On the homepage of dafont.com, the largest online archive of freely downloadable typefaces, users have their choice of categories like “Fancy,” “Techno,” and “Gothic,” as well as one called “Foreign Look.” Within the latter, a “Chinese, Jpn” section (Korean and other Asian languages are not included) lists fonts like Black Chob, O-Wee-Ental, and Manga. “By browsing these typefaces, you can see how ‘Asia’ is perceived to the eye of Westerners,” says the South Korean graphic designer Jihee Lee, who has been based in Germany since 2011. Since moving to Europe she’s made it a project to draw attention to the ways that Asian stereotypes are encouraged in visual communication, as well as how she and other Asian women in Germany experience micro-aggression daily.

Scrolling through dafont.com, Lee, who currently works at the Berlin-based studio NODE, points to the instances of calligraphy, anime-inspired characters, and ornamental bamboo sticks and chopsticks that embellish several typefaces. These elements, of course, are pervasive offline as well: “Think of how the word ‘Chop Suey’ is illustrated in your Asian corner deli or on soy sauce advertisements,” she says. Last semester, as a student at the Burg Giebichenstein University of Art and Design in Halle, Lee used these free fonts to design a series of posters that reveal how, although rendered in the Latin alphabet, the typefaces have been heavily manipulated to appear “non Latin” and “non Western.” Placed side-by-side, her posters fragmentally read: “Stereotypical Representations of foreign cultures build national and cultural boundaries,” and “Those types represent neither us nor you.”


These designs are part of a book entitled Stereotypography, which is one of five volumes produced by Lee for her anthology Somewhere in Between. Asked by her professor to devise a typographic project around the timely theme of “borders,” Lee drew on the idea that her own identity exists somewhere in between two cultures, informed by both Korean and Northern European influences.
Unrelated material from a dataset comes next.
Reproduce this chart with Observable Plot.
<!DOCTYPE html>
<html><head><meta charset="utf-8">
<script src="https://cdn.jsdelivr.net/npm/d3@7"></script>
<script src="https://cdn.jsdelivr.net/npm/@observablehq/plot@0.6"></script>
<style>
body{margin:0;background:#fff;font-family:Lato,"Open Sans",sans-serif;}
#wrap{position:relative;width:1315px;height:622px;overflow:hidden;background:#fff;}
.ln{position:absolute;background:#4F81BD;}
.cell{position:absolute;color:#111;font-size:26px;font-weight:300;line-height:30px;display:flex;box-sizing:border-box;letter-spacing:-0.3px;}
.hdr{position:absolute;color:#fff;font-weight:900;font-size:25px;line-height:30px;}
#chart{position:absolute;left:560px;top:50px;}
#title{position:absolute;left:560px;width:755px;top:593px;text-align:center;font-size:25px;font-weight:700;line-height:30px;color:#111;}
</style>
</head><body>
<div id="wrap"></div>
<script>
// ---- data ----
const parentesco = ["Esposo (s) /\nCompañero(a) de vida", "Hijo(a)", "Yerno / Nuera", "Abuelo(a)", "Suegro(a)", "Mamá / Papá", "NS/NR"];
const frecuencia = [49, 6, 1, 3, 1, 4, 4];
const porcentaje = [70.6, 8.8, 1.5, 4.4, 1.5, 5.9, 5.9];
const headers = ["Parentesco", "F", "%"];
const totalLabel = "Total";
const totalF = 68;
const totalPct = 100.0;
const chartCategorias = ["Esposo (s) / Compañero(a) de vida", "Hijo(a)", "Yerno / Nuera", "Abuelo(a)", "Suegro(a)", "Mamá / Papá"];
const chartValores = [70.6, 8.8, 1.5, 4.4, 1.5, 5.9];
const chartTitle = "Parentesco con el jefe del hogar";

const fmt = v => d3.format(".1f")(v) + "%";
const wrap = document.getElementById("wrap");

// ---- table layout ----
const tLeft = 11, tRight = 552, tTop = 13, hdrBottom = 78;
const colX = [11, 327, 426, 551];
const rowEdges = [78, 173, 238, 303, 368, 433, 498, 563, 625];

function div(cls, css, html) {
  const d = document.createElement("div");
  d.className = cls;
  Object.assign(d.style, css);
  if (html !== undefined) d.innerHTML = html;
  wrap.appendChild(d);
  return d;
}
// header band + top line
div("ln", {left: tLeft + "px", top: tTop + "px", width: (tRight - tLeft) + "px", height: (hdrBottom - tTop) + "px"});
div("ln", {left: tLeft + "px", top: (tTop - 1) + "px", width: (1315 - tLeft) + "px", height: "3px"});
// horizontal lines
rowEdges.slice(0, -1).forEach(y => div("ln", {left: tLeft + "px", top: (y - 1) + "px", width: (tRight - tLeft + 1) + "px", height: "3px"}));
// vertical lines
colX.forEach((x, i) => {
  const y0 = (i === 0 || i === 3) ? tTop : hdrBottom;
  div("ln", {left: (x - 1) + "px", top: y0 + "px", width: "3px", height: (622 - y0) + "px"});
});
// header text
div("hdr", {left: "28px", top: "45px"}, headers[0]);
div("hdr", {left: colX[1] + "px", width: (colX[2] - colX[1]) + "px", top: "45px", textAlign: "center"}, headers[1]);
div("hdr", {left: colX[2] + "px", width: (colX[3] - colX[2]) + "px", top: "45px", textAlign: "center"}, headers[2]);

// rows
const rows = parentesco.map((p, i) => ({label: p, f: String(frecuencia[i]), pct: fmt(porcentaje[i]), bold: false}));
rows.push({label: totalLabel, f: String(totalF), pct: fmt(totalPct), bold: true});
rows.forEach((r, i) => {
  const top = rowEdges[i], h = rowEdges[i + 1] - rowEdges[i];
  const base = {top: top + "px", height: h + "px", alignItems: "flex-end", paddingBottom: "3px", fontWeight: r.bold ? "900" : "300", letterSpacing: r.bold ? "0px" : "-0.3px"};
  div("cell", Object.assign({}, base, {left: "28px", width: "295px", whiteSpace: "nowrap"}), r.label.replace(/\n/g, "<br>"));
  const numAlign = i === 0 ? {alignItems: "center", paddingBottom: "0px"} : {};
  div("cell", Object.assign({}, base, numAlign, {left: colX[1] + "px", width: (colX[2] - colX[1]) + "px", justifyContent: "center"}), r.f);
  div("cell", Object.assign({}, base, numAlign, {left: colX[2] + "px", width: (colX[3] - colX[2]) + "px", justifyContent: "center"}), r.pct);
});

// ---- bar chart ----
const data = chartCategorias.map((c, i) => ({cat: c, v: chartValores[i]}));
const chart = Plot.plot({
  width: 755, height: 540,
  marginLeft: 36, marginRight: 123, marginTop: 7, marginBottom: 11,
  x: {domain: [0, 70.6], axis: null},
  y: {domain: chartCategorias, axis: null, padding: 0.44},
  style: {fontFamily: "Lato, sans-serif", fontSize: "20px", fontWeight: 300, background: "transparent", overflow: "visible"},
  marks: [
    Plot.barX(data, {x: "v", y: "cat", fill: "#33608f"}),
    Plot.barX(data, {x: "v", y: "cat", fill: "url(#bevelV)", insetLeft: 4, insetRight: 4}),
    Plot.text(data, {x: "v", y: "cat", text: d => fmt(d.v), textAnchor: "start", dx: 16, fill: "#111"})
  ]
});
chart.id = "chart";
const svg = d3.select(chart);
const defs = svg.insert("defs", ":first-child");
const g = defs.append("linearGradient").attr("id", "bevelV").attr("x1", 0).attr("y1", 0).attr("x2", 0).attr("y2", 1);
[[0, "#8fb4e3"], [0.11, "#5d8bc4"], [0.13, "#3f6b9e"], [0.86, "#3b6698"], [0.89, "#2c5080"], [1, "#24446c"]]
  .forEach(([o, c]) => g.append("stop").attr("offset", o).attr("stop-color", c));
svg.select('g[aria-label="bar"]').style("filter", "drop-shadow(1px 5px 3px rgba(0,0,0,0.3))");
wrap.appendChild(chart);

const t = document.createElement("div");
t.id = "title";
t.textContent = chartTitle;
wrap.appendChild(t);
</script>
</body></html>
The books explore this idea through typography: book one introduces the reader to Hangul, the Korean typographical system; the second explores multilingual type projects, like Minjoo Ham’s Latin/Hangul type family Koppla; and in the third, Lee interviewed three Korean type designers based in Europe. Vernacular Graphic Design, the fourth in the series, features designs Lee collected from her everyday life in South Korea—leaflets, brochures, matchboxes collected by her mom, and neon lights illuminating storefronts.
Together, the publications reveal a permeable, interconnected, and transgressive set of influences and circumstances. They show a complex network of sharing and combining, as well as a uniquely personal cultural, aesthetic, and linguistic experience. “With Somewhere in Between, I wanted to depict the intersectional encounter of cultures,” says Lee.

Revealing the ways that stereotyping and racism can become normalized behavior, both in visual culture but also during everyday public encounters, is something that Lee has been focused on ever since moving to Germany. In 2016, irritated by numerous aggressive encounters, Lee found herself swapping stories at the Burg Giebichenstein University with a student named So Jin Park. “We came up with the idea for a platform where people with Asian heritage could share their experiences,” says Lee.

The designers organized a town hall at their university and promoted it through a black-and-white, sharply typographic poster designed by Lee. Students came together to discuss instances of everyday racism in Europe and beyond. These were noted down in an open (and still growing) Google sheet. Park and Lee then launched Iamangry.de to house the stories—a website they hope will empower and help those with Asian heritage to find ways of dealing with micro-aggression.
Though the site is divided into six sections, it’s a page called “Now please stop saying ‘ni hao’ to me” that Lee calls the “heart and soul” of the platform. Clicking on the “diagram” tab arranges a number of stories from the Google sheet into an infographic: the top of the page is labelled “sexism,” the bottom left “racism,” and the bottom right corner “xenophobia.” Personal stories are scattered around the diagram, and the ones in the middle—at the heart of a red, beaming circle—represent stories that fall into all three categories. One example: “Los Angeles—I was walking on the street […]suddenly a man passed by me, giggling and taking the Chinese greeting position.”

“The stories are displayed on pop-up windows, to articulate the ‘pop-up’ nature of this everyday micro-aggression,” says Lee. “They’re designed to constantly annoy users, and they cannot be closed. Users can only move through them. It’s a metaphor that derives from our everyday encounters: how we have no control over the situation.”
Elsewhere on the site, there are links to resources that define racism and information about how to deal with racist incidents. Its body typeface, Jungka, was donated by Jungmyung Lee and Karel Martins, while the headline font, GT Sectra, was chosen for its sharp angular finish.
“Stereotypes and micro-aggression are issues that impact me both as a designer and also in my day-to-day life, and have done so ever since moving to Germany,” says Lee. “It’s why I focus on these issues in my work. I do believe that the kinds of projects that promote awareness and speak against prejudice will eventually create a gradual change.”